For that matter, are we sure the language is going to be that ugly? Here's it
for the Uruguay round
[https://www.wto.org/english/docs_e/legal_e/legal_e.htm](https://www.wto.org/english/docs_e/legal_e/legal_e.htm)
and I drilled down to this bit on copyright IP:
[https://www.wto.org/english/docs_e/legal_e/27-trips_04_e.htm](https://www.wto.org/english/docs_e/legal_e/27-trips_04_e.htm)
(all IP here:
[https://www.wto.org/english/docs_e/legal_e/27-trips_01_e.htm](https://www.wto.org/english/docs_e/legal_e/27-trips_01_e.htm)).

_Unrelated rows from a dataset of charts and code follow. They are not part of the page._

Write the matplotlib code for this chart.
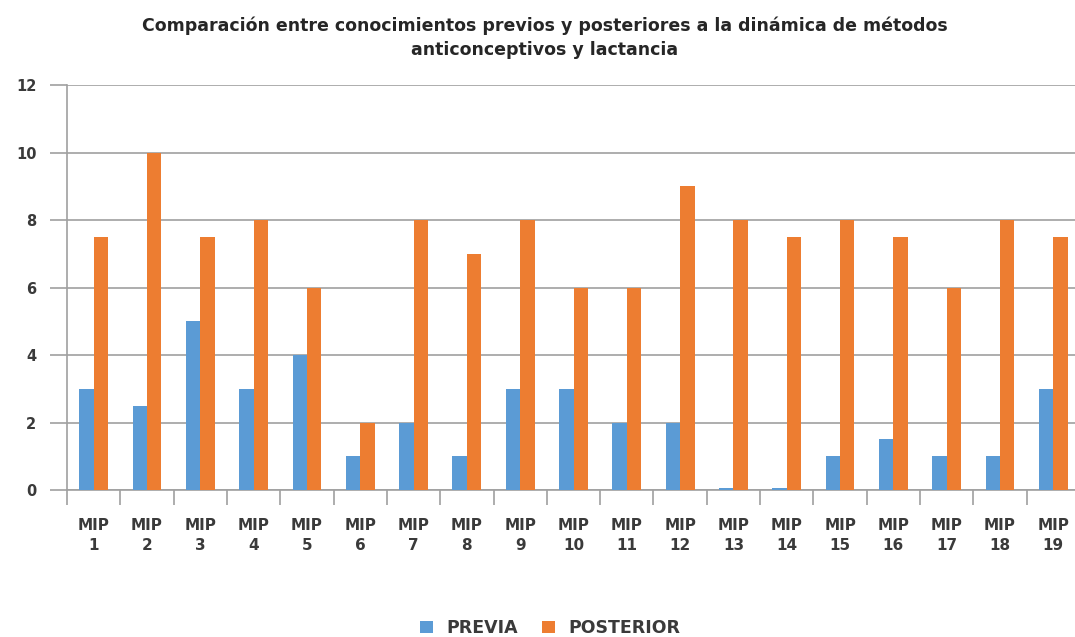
import numpy as np
import matplotlib.pyplot as plt
from matplotlib.ticker import FixedLocator

# Data
categories = [f"MIP\n{i}" for i in range(1, 20)]
previa = [3, 2.5, 5, 3, 4, 1, 2, 1, 3, 3, 2, 2, 0.05, 0.05, 1, 1.5, 1, 1, 3]
posterior = [7.5, 10, 7.5, 8, 6, 2, 8, 7, 8, 6, 6, 9, 8, 7.5, 8, 7.5, 6, 8, 7.5]
y_ticks = [0, 2, 4, 6, 8, 10, 12]

title = ("Comparación entre conocimientos previos y posteriores a la dinámica de métodos\n"
         "anticonceptivos y lactancia")

blue = "#5B9BD5"
orange = "#ED7D31"
grid_gray = "#A0A0A0"
text_gray = "#3A3A3A"

fig = plt.figure(figsize=(10.75, 6.37), dpi=100, facecolor="white")
# the reference is cropped on the right, so the axes run slightly past the edge
ax = fig.add_axes([67 / 1075, 1 - 490 / 637, 1013 / 1075, 405 / 637])

x = np.arange(len(categories))
w = 0.27
ax.bar(x - w / 2, previa, width=w, color=blue, label="PREVIA", zorder=3)
ax.bar(x + w / 2, posterior, width=w, color=orange, label="POSTERIOR", zorder=3)

ax.set_xlim(-0.5, len(categories) - 0.5)
ax.set_ylim(0, 12)

# y axis: gridlines with outward ticks
ax.set_yticks(y_ticks)
ax.yaxis.grid(True, color=grid_gray, linewidth=1.2, zorder=0)
ax.tick_params(axis="y", length=12, width=1.2, color=grid_gray, pad=10,
               labelsize=10.5, labelcolor=text_gray)
for lab in ax.get_yticklabels():
    lab.set_fontweight("bold")

# x axis: tick marks at boundaries, labels at centres
ax.xaxis.set_major_locator(FixedLocator(np.arange(-0.5, len(categories), 1.0)))
ax.xaxis.set_minor_locator(FixedLocator(x))
ax.set_xticklabels([""] * len(ax.get_xticks()))
ax.set_xticklabels(categories, minor=True)
ax.tick_params(axis="x", which="major", length=11, width=1.2, color=grid_gray)
ax.tick_params(axis="x", which="minor", length=0, pad=20, labelsize=11,
               labelcolor=text_gray)
for lab in ax.get_xticklabels(minor=True):
    lab.set_fontweight("bold")
    lab.set_linespacing(1.45)

for side in ["top", "right"]:
    ax.spines[side].set_visible(False)
ax.spines["left"].set_color(grid_gray)
ax.spines["left"].set_linewidth(1.2)
ax.spines["bottom"].set_color(grid_gray)
ax.spines["bottom"].set_linewidth(1.2)

fig.text(0.507, 1 - 38 / 637, title, ha="center", va="center", fontsize=12.5,
         fontweight="bold", color="#262626", linespacing=1.45)

fig.legend(loc="center", bbox_to_anchor=(0.512, 1 - 628 / 637), ncol=2,
           frameon=False, handlelength=0.7, handleheight=0.7,
           columnspacing=1.4, handletextpad=0.8, labelcolor=text_gray,
           prop={"weight": "bold", "size": 12.5})

fig.savefig("out.png", dpi=100, facecolor="white")
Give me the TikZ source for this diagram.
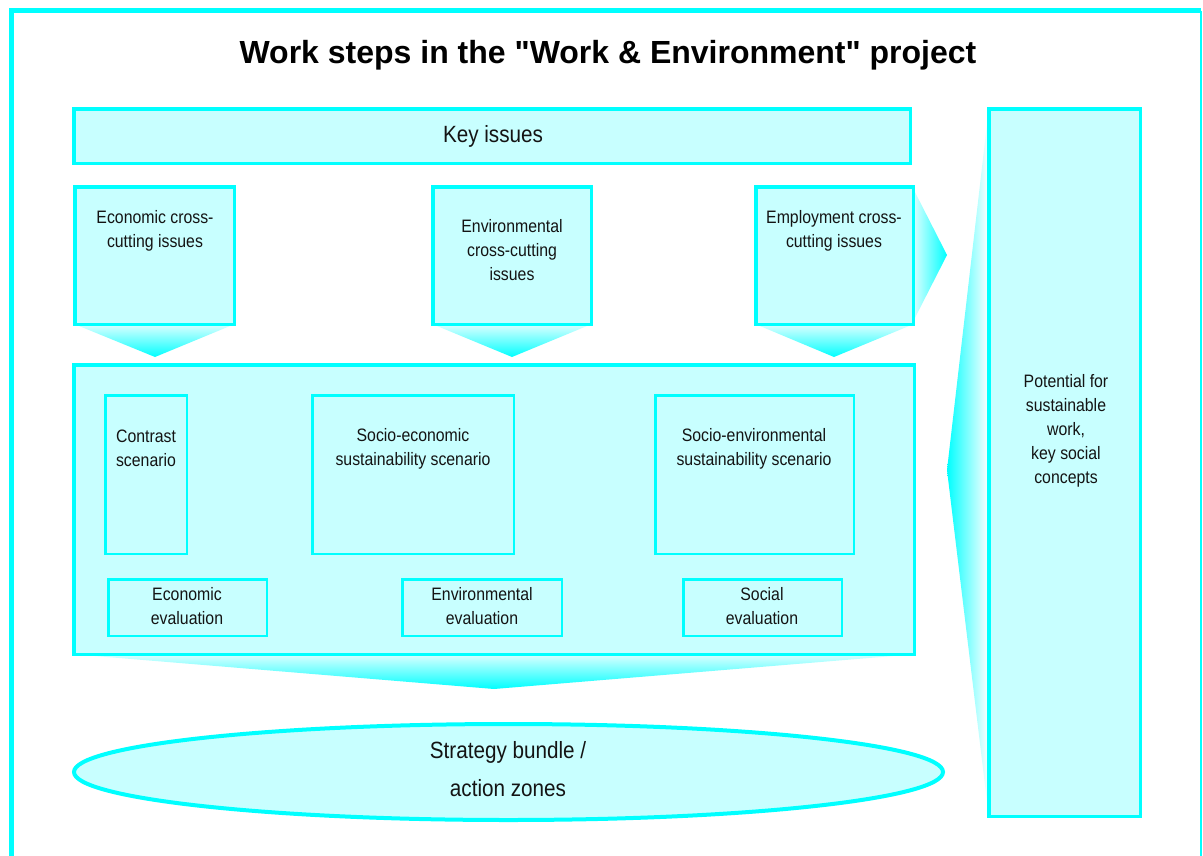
\documentclass[tikz,border=0pt]{standalone}
\usepackage{fontspec}
\setmainfont{Liberation Sans}
\newfontfamily\cond{Liberation Sans}[FakeStretch=0.88]
\usetikzlibrary{shapes.geometric,backgrounds,calc}
\definecolor{bord}{RGB}{0,255,255}
\definecolor{fillc}{RGB}{200,255,255}
\definecolor{wtop}{RGB}{220,255,255}
\definecolor{txt}{RGB}{20,20,20}
\tikzset{
  box/.style={draw=bord, fill=fillc, line width=3.5pt, rectangle, inner sep=0pt, outer sep=0pt},
  ibox/.style={box, line width=2.5pt},
  lbl/.style={font=\cond\fontsize{18}{24}\selectfont, text=txt, align=center, inner sep=0pt},
  biglbl/.style={font=\cond\fontsize{23.5}{38}\selectfont, text=txt, align=center, inner sep=0pt},
  vwedge/.style={top color=wtop, bottom color=bord, draw=none},
}
\begin{document}
\begin{tikzpicture}[x=1pt,y=-1pt]
\useasboundingbox (0,0) rectangle (1203,855);
% outer frame
\draw[bord, line width=4.5pt] (11.5,870) -- (11.5,10.5) -- (1201,10.5);
\draw[bord, line width=1.5pt] (1201,10.5) -- (1201,870);
% title
\node[font=\fontsize{32}{38}\selectfont\bfseries, inner sep=0pt] (title) at (608,55) {Work steps in the \textquotedbl Work \& Environment\textquotedbl{} project};
% boxes
\node[box, minimum width=836.5pt, minimum height=54.5pt] (key) at (492,136) {};
\node[box, minimum width=159.5pt, minimum height=137.5pt] (eco) at (154.5,255.5) {};
\node[box, minimum width=158.5pt, minimum height=137.5pt] (env) at (512,255.5) {};
\node[box, minimum width=157.5pt, minimum height=137.5pt] (emp) at (834.5,255.5) {};
\node[box, minimum width=840.5pt, minimum height=289.5pt] (main) at (494,509.5) {};
\node[ibox, minimum width=81.5pt, minimum height=158.5pt] (con) at (146,474.5) {};
\node[ibox, minimum width=201.5pt, minimum height=158.5pt] (seco) at (413,474.5) {};
\node[ibox, minimum width=198.5pt, minimum height=158.5pt] (senv) at (754.5,474.5) {};
\node[ibox, minimum width=158.5pt, minimum height=56.5pt] (ecoev) at (187.5,607.5) {};
\node[ibox, minimum width=159.5pt, minimum height=56.5pt] (envev) at (482,607.5) {};
\node[ibox, minimum width=158.5pt, minimum height=56.5pt] (socev) at (762.5,607.5) {};
\node[box, line width=4pt, ellipse, minimum width=869pt, minimum height=96pt] (strat) at (508.5,772) {};
\node[box, minimum width=151.5pt, minimum height=707.5pt] (pot) at (1064.5,462.5) {};
% wedge tips
\coordinate (ecotip) at (155,357);
\coordinate (envtip) at (512,357);
\coordinate (emptip) at (834,357);
\coordinate (empright) at (947,255);
\coordinate (maintip) at (494,689);
\coordinate (pottip) at (947,470);
\begin{scope}[on background layer]
  \shade[vwedge] (eco.south west) -- (eco.south east) -- (ecotip) -- cycle;
  \shade[vwedge] (env.south west) -- (env.south east) -- (envtip) -- cycle;
  \shade[vwedge] (emp.south west) -- (emp.south east) -- (emptip) -- cycle;
  \shade[left color=wtop, right color=bord] ($(emp.north east)+(0,2)$) -- (empright) -- ($(emp.south east)+(0,-3)$) -- cycle;
  \shade[top color=wtop, bottom color=bord] (main.south west) -- (main.south east) -- (maintip) -- cycle;
  \shade[left color=bord, right color=white] (pot.north west) -- (pottip) -- (pot.south west) -- cycle;
\end{scope}
% labels
\node[biglbl] (keyt) at (493,136) {Key issues};
\node[lbl] (ecot) at (155,230.5) {Economic cross-\\cutting issues};
\node[lbl] (envt) at (512,250) {Environmental\\cross-cutting\\issues};
\node[lbl] (empt) at (834,230.5) {Employment cross-\\cutting issues};
\node[lbl] (cont) at (146,448.5) {Contrast\\scenario};
\node[lbl] (secot) at (413,449) {Socio-economic\\sustainability scenario};
\node[lbl] (senvt) at (754,449) {Socio-environmental\\sustainability scenario};
\node[lbl] (ecoevt) at (187,606.5) {Economic\\evaluation};
\node[lbl] (envevt) at (482,606.5) {Environmental\\evaluation};
\node[lbl] (socevt) at (762,606.5) {Social\\evaluation};
\node[biglbl] (stratt) at (508,769) {Strategy bundle /\\action zones};
\node[lbl] (pott) at (1066,431) {Potential for\\sustainable\\work,\\key social\\concepts};
\end{tikzpicture}
\end{document}
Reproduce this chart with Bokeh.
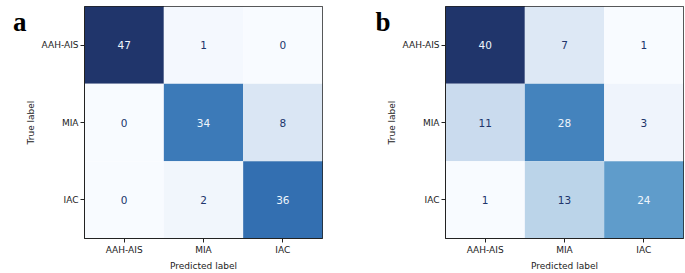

Agriculture tends to be one of the worst areas, here's the first of two pages:
[https://www.wto.org/english/docs_e/legal_e/14-ag_01_e.htm](https://www.wto.org/english/docs_e/legal_e/14-ag_01_e.htm)
Ugly, but not particularly opaque. E.g.:

 _4\. (a) A Member shall not be required to include in the calculation of its
Current Total AMS and shall not be required to reduce:

(i) product-specific domestic support which would otherwise be required to be
included in a Member’s calculation of its Current AMS where such support does
not exceed 5 per cent of that Member’s total value of production of a basic
agricultural product during the relevant year; and...._

Particularly good is there's no "this line in this law is changed to....".

And let's not forget that in the US treaties can do only so much, many of them
need enabling law to actually take effect.